● REQUIRED WORK:
Select and reproduce each line of the listing below that bears the string "matplotlib".

● EXERCISE DATA:
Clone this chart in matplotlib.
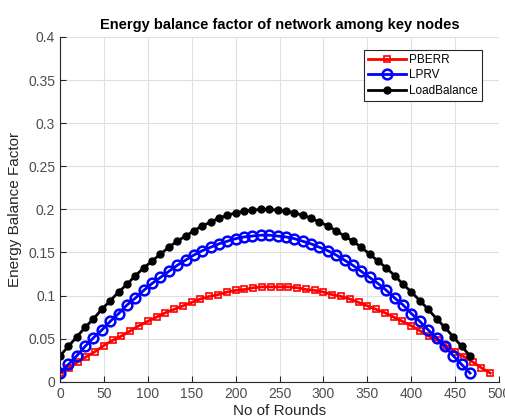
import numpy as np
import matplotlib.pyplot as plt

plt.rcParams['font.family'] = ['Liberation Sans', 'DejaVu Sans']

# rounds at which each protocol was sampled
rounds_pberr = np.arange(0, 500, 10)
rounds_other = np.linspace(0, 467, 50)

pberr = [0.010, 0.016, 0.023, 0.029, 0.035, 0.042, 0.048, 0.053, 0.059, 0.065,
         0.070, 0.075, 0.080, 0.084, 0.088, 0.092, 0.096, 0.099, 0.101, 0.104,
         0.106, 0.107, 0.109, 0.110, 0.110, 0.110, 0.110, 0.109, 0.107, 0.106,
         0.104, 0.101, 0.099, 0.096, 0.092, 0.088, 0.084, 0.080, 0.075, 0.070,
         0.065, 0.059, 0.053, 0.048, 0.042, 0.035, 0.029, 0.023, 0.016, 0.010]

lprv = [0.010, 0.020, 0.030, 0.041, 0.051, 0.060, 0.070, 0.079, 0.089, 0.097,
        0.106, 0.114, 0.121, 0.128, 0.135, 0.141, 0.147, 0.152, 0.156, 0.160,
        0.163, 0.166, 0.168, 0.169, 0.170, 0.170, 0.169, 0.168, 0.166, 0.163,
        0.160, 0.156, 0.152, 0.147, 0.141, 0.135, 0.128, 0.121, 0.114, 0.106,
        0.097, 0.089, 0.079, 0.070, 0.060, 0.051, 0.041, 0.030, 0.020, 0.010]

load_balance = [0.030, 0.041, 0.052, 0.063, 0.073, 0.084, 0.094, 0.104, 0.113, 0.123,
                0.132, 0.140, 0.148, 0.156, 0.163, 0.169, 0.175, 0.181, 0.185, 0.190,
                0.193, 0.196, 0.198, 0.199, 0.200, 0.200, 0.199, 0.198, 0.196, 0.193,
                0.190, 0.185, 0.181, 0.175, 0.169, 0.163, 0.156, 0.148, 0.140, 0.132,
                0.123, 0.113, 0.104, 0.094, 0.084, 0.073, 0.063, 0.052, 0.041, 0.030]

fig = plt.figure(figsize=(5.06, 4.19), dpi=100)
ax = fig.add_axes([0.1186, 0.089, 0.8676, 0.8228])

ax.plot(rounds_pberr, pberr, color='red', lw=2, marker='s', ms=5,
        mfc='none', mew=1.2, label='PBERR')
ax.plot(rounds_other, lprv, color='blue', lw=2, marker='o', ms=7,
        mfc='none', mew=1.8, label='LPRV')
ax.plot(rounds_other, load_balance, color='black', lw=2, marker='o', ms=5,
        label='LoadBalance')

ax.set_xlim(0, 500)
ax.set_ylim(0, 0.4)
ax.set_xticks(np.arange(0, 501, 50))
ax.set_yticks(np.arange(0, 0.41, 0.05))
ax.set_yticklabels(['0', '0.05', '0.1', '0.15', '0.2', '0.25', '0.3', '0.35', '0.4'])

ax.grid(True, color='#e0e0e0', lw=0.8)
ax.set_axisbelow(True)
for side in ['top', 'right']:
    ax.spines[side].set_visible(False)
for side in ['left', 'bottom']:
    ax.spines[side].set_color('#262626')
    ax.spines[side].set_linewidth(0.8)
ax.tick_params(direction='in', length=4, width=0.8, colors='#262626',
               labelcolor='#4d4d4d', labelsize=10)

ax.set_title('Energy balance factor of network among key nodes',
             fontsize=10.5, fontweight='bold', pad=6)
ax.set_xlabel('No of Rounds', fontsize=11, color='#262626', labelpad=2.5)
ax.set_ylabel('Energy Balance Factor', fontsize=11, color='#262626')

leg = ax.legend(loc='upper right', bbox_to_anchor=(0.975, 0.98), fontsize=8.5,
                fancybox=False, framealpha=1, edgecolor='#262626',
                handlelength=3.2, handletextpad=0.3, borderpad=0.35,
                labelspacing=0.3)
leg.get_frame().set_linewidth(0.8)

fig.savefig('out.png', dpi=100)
...
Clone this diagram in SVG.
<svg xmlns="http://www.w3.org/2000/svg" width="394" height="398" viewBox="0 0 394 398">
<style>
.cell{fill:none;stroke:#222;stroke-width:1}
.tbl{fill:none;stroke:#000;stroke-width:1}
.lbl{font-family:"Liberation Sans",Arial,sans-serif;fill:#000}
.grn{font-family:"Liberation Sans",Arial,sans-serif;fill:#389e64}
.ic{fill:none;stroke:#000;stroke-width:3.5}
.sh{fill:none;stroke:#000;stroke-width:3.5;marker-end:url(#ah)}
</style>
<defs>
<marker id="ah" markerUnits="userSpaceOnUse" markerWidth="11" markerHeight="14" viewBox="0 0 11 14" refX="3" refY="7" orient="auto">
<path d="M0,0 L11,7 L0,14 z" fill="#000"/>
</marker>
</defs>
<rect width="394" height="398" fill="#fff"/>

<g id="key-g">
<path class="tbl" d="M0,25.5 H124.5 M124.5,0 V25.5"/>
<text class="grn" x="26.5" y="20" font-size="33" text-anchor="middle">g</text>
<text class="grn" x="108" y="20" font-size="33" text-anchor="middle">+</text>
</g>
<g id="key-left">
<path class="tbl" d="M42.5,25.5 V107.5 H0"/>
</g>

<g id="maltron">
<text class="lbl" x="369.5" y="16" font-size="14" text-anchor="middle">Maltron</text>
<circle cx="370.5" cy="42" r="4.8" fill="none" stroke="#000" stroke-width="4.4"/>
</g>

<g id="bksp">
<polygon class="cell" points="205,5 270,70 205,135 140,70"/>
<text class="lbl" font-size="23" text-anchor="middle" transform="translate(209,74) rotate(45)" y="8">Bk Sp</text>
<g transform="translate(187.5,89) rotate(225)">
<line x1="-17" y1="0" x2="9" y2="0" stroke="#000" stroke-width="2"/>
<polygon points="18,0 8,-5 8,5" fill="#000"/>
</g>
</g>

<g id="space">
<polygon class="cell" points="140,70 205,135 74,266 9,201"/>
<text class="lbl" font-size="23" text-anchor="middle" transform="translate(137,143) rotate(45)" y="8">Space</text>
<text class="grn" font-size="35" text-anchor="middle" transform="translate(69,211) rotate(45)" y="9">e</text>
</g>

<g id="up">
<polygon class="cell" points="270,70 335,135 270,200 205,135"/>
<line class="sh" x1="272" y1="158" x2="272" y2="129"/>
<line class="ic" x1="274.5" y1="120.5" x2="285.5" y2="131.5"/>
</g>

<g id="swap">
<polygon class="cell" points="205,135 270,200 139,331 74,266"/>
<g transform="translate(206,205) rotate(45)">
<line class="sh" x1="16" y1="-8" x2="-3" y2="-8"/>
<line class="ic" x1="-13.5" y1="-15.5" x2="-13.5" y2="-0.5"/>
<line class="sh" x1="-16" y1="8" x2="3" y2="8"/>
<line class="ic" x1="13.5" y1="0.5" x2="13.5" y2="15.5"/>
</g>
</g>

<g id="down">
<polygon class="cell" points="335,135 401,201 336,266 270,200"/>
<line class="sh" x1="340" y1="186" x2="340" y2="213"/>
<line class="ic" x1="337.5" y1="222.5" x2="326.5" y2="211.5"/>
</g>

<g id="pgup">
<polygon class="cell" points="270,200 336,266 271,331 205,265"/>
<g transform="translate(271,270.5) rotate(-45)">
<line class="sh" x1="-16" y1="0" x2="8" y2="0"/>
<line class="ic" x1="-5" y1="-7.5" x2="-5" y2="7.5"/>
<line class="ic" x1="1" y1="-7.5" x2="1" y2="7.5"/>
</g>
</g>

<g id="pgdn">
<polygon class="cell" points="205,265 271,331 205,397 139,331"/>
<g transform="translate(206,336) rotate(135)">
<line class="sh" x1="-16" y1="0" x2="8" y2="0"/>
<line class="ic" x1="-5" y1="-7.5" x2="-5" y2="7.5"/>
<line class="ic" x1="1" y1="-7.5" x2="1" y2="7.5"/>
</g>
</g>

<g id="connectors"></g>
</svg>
--
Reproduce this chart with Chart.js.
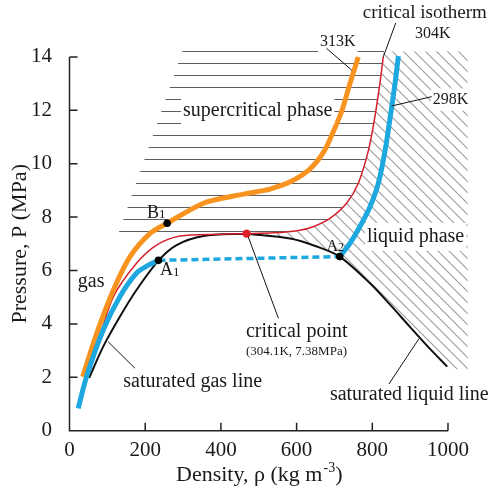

● FULL OUTPUT:
Clone this chart in matplotlib.
import matplotlib.pyplot as plt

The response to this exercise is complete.